* DATA SHOWN:
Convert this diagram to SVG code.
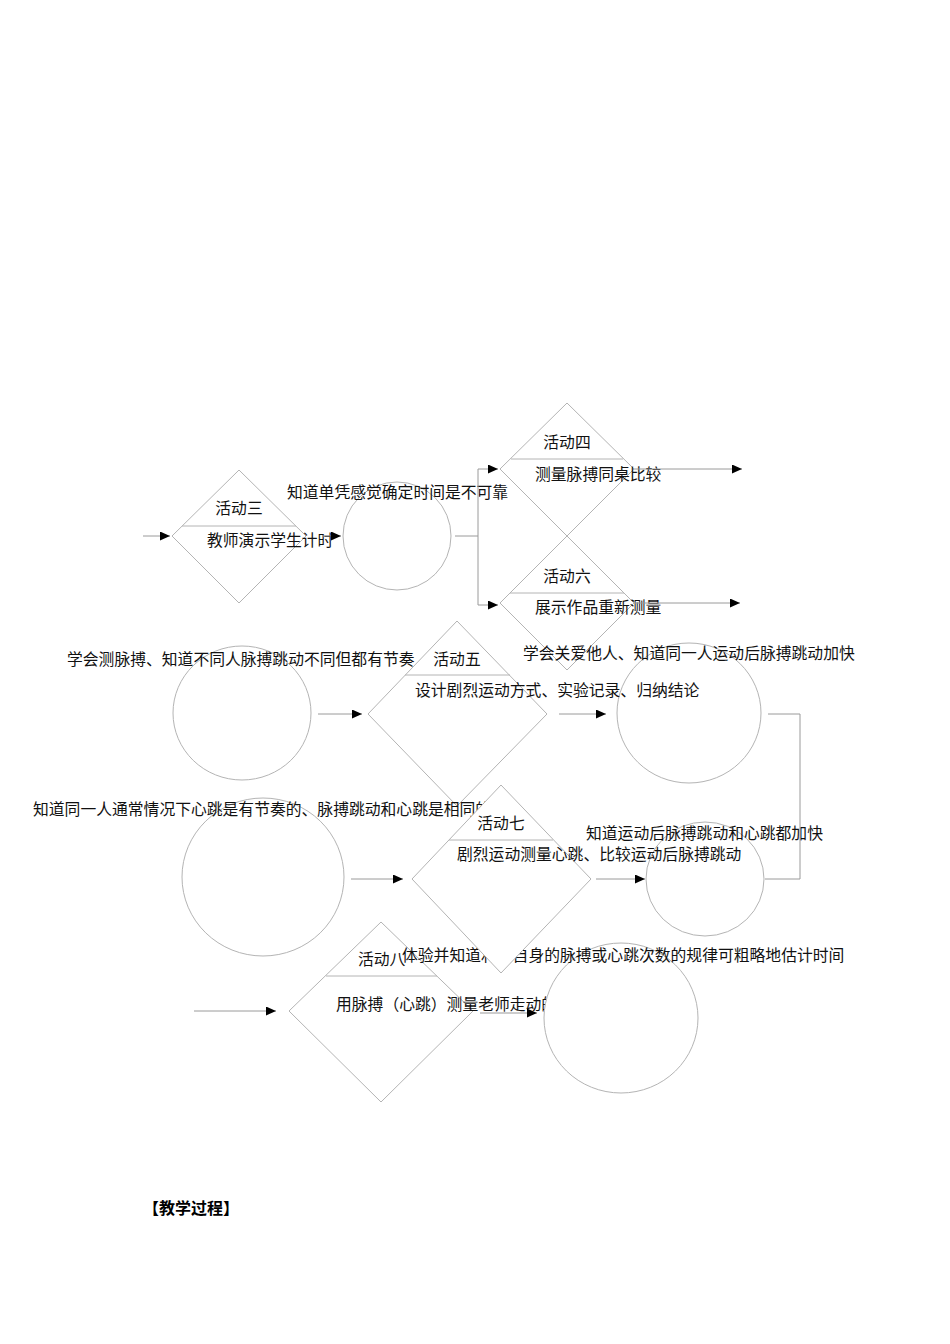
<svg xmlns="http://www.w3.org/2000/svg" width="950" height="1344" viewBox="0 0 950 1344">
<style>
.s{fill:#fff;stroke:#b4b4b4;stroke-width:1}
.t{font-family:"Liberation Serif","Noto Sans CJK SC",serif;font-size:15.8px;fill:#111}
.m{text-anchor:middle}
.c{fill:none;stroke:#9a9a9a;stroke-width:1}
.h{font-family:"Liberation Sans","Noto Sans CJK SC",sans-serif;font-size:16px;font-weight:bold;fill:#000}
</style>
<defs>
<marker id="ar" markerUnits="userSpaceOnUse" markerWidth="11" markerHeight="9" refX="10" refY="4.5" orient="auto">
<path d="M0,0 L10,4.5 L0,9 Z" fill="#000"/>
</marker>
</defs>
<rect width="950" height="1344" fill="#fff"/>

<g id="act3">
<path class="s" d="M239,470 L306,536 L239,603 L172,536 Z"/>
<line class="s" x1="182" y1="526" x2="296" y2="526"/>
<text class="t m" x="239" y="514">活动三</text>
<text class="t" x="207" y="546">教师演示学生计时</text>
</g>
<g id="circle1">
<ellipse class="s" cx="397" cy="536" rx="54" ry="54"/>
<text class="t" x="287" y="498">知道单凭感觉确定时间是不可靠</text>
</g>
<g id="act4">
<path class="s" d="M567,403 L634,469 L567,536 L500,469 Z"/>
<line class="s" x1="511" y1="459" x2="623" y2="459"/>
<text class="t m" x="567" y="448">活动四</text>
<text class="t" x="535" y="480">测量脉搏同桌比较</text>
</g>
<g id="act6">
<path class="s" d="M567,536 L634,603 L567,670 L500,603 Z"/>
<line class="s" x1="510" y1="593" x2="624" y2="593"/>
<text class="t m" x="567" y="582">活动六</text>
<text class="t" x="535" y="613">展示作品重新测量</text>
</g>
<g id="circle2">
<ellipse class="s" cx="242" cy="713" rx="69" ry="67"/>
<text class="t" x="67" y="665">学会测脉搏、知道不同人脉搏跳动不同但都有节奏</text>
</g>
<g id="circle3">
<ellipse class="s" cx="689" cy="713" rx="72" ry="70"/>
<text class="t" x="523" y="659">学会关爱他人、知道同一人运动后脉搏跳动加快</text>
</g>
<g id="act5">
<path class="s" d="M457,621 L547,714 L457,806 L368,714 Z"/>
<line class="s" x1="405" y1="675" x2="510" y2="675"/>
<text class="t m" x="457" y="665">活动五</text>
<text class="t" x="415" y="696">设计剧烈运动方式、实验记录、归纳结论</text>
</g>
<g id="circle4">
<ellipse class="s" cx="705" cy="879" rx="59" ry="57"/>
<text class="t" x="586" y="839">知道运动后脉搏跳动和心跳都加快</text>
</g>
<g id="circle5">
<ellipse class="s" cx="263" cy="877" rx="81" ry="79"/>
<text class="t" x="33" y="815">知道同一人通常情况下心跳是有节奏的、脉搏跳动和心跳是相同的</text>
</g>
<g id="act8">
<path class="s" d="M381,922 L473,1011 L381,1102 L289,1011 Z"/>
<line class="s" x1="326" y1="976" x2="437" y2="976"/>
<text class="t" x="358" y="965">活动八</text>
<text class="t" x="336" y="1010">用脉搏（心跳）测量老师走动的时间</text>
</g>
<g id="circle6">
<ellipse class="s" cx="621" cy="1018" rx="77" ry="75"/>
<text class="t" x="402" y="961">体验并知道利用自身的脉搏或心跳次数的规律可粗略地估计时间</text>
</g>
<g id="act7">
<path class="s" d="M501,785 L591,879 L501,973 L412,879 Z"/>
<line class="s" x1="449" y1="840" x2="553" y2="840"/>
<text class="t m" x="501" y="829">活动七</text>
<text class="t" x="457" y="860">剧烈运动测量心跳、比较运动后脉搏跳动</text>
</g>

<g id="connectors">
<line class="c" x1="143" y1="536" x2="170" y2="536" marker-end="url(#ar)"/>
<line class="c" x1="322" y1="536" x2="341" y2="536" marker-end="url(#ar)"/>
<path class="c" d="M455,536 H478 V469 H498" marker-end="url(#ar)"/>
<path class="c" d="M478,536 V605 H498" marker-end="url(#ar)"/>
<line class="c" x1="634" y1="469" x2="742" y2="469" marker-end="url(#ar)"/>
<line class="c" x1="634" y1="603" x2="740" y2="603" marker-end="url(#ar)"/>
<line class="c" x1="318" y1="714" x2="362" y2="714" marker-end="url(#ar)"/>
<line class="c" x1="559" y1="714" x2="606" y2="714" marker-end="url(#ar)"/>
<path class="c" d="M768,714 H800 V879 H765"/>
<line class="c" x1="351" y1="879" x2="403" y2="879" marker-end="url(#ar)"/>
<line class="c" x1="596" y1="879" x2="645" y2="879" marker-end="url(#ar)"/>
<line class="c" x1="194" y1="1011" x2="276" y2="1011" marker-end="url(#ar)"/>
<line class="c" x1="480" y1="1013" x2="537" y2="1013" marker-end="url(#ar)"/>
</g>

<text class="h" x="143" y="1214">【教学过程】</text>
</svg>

* TASK INSTRUCTIONS:
Output all of the data exactly as it stands, minus any images.

* RESPONSE TO THIS EXERCISE:
Convert this diagram to SVG code.
<svg xmlns="http://www.w3.org/2000/svg" width="950" height="1344" viewBox="0 0 950 1344">
<style>
.s{fill:#fff;stroke:#b4b4b4;stroke-width:1}
.t{font-family:"Liberation Serif","Noto Sans CJK SC",serif;font-size:15.8px;fill:#111}
.m{text-anchor:middle}
.c{fill:none;stroke:#9a9a9a;stroke-width:1}
.h{font-family:"Liberation Sans","Noto Sans CJK SC",sans-serif;font-size:16px;font-weight:bold;fill:#000}
</style>
<defs>
<marker id="ar" markerUnits="userSpaceOnUse" markerWidth="11" markerHeight="9" refX="10" refY="4.5" orient="auto">
<path d="M0,0 L10,4.5 L0,9 Z" fill="#000"/>
</marker>
</defs>
<rect width="950" height="1344" fill="#fff"/>

<g id="act3">
<path class="s" d="M239,470 L306,536 L239,603 L172,536 Z"/>
<line class="s" x1="182" y1="526" x2="296" y2="526"/>
<text class="t m" x="239" y="514">活动三</text>
<text class="t" x="207" y="546">教师演示学生计时</text>
</g>
<g id="circle1">
<ellipse class="s" cx="397" cy="536" rx="54" ry="54"/>
<text class="t" x="287" y="498">知道单凭感觉确定时间是不可靠</text>
</g>
<g id="act4">
<path class="s" d="M567,403 L634,469 L567,536 L500,469 Z"/>
<line class="s" x1="511" y1="459" x2="623" y2="459"/>
<text class="t m" x="567" y="448">活动四</text>
<text class="t" x="535" y="480">测量脉搏同桌比较</text>
</g>
<g id="act6">
<path class="s" d="M567,536 L634,603 L567,670 L500,603 Z"/>
<line class="s" x1="510" y1="593" x2="624" y2="593"/>
<text class="t m" x="567" y="582">活动六</text>
<text class="t" x="535" y="613">展示作品重新测量</text>
</g>
<g id="circle2">
<ellipse class="s" cx="242" cy="713" rx="69" ry="67"/>
<text class="t" x="67" y="665">学会测脉搏、知道不同人脉搏跳动不同但都有节奏</text>
</g>
<g id="circle3">
<ellipse class="s" cx="689" cy="713" rx="72" ry="70"/>
<text class="t" x="523" y="659">学会关爱他人、知道同一人运动后脉搏跳动加快</text>
</g>
<g id="act5">
<path class="s" d="M457,621 L547,714 L457,806 L368,714 Z"/>
<line class="s" x1="405" y1="675" x2="510" y2="675"/>
<text class="t m" x="457" y="665">活动五</text>
<text class="t" x="415" y="696">设计剧烈运动方式、实验记录、归纳结论</text>
</g>
<g id="circle4">
<ellipse class="s" cx="705" cy="879" rx="59" ry="57"/>
<text class="t" x="586" y="839">知道运动后脉搏跳动和心跳都加快</text>
</g>
<g id="circle5">
<ellipse class="s" cx="263" cy="877" rx="81" ry="79"/>
<text class="t" x="33" y="815">知道同一人通常情况下心跳是有节奏的、脉搏跳动和心跳是相同的</text>
</g>
<g id="act8">
<path class="s" d="M381,922 L473,1011 L381,1102 L289,1011 Z"/>
<line class="s" x1="326" y1="976" x2="437" y2="976"/>
<text class="t" x="358" y="965">活动八</text>
<text class="t" x="336" y="1010">用脉搏（心跳）测量老师走动的时间</text>
</g>
<g id="circle6">
<ellipse class="s" cx="621" cy="1018" rx="77" ry="75"/>
<text class="t" x="402" y="961">体验并知道利用自身的脉搏或心跳次数的规律可粗略地估计时间</text>
</g>
<g id="act7">
<path class="s" d="M501,785 L591,879 L501,973 L412,879 Z"/>
<line class="s" x1="449" y1="840" x2="553" y2="840"/>
<text class="t m" x="501" y="829">活动七</text>
<text class="t" x="457" y="860">剧烈运动测量心跳、比较运动后脉搏跳动</text>
</g>

<g id="connectors">
<line class="c" x1="143" y1="536" x2="170" y2="536" marker-end="url(#ar)"/>
<line class="c" x1="322" y1="536" x2="341" y2="536" marker-end="url(#ar)"/>
<path class="c" d="M455,536 H478 V469 H498" marker-end="url(#ar)"/>
<path class="c" d="M478,536 V605 H498" marker-end="url(#ar)"/>
<line class="c" x1="634" y1="469" x2="742" y2="469" marker-end="url(#ar)"/>
<line class="c" x1="634" y1="603" x2="740" y2="603" marker-end="url(#ar)"/>
<line class="c" x1="318" y1="714" x2="362" y2="714" marker-end="url(#ar)"/>
<line class="c" x1="559" y1="714" x2="606" y2="714" marker-end="url(#ar)"/>
<path class="c" d="M768,714 H800 V879 H765"/>
<line class="c" x1="351" y1="879" x2="403" y2="879" marker-end="url(#ar)"/>
<line class="c" x1="596" y1="879" x2="645" y2="879" marker-end="url(#ar)"/>
<line class="c" x1="194" y1="1011" x2="276" y2="1011" marker-end="url(#ar)"/>
<line class="c" x1="480" y1="1013" x2="537" y2="1013" marker-end="url(#ar)"/>
</g>

<text class="h" x="143" y="1214">【教学过程】</text>
</svg>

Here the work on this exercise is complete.